Speaking on the sidelines of the Fed's annual monetary policy symposium in Jackson Hole, Wyoming, he said the main thing was that no new evidence emerged that undermined his assumptions for a gradual U.S. recovery.
"The data are essentially a way of testing a basic set of assumptions. And I can get comfortable with an initial step in terms of tapering, as long as I am comfortable that we are on that basic flight path for the economy," he said.
The Fed has said it expects to begin scaling back bond purchases later this year from a monthly $85 billion pace.
HIGH BAR
Markets think this will start at the next meeting and Lockhart's comments indicate a fairly high bar, in his mind at least, to delaying a move to later in the year. That said, he explained that nothing was set into stone.
"I don't think it is a foregone conclusion that it is September. It could be October, or December. That is going to be a committee judgment," he said, referring to the two other remaining scheduled Fed meetings in 2013.
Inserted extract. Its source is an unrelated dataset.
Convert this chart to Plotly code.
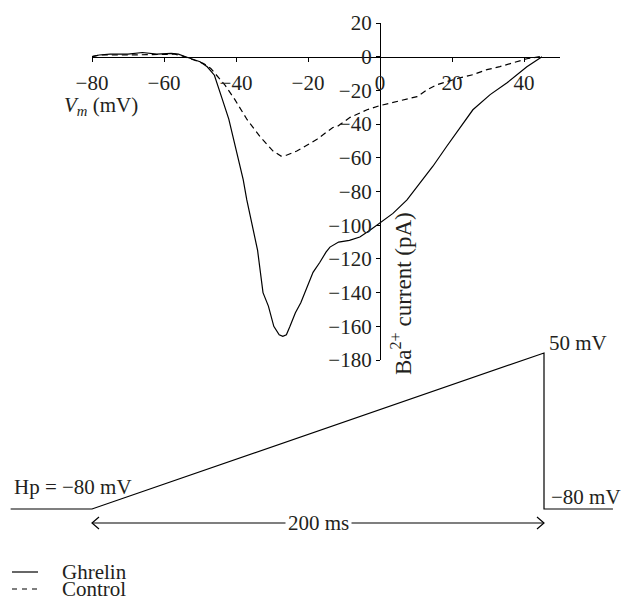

The strength of the August payroll report, due Sept. 6, is viewed by economists as vital to the decision, after recent data that has signaled softness in the U.S. housing market.
Lockhart agreed that the August jobs report was the most important piece of information available to policymakers between now and the meeting next month.
A disappointingly tepid 162,000 jobs were created by the U.S. economy in July. He said that the August numbers could confirm if that was a passing dip, or the start of a more lasting period of labor market weakness.
He declined to specify what size of tapering he favored, saying it could be modest in scale, although there might be technical reasons why making a larger reduction made sense.
"I am comfortable with a token to begin, to basically break the ice. I am comfortable with that. But it may be more practical to do more than a token," he said.
The U.S. central bank has held interest rates near zero since late 2008. It has also tripled the size of its balance sheet to over $3.6 trillion through 3 rounds of massive bond buying, also called quantitative easing, to press down longer term borrowing costs in a bid to spur investment and hiring.
Notwithstanding those efforts, it unleashed violent global financial market volatility when it announced in June that it expected to scale back bond buying later this year.
The subsequent bond market selloff drove up U.S. government bond yields and mortgage rates by over 100 basis points, tightening financial conditions in the United States.
However, Lockhart was not so sure that the news of tapering, when it finally comes, would cause a similar adverse reaction.
"I am prepared to believe it is substantially priced into bond prices," he said. "So I would not make a prediction with a lot of confidence as to whether, when and if the policy is executed ... whether that would create more tightening."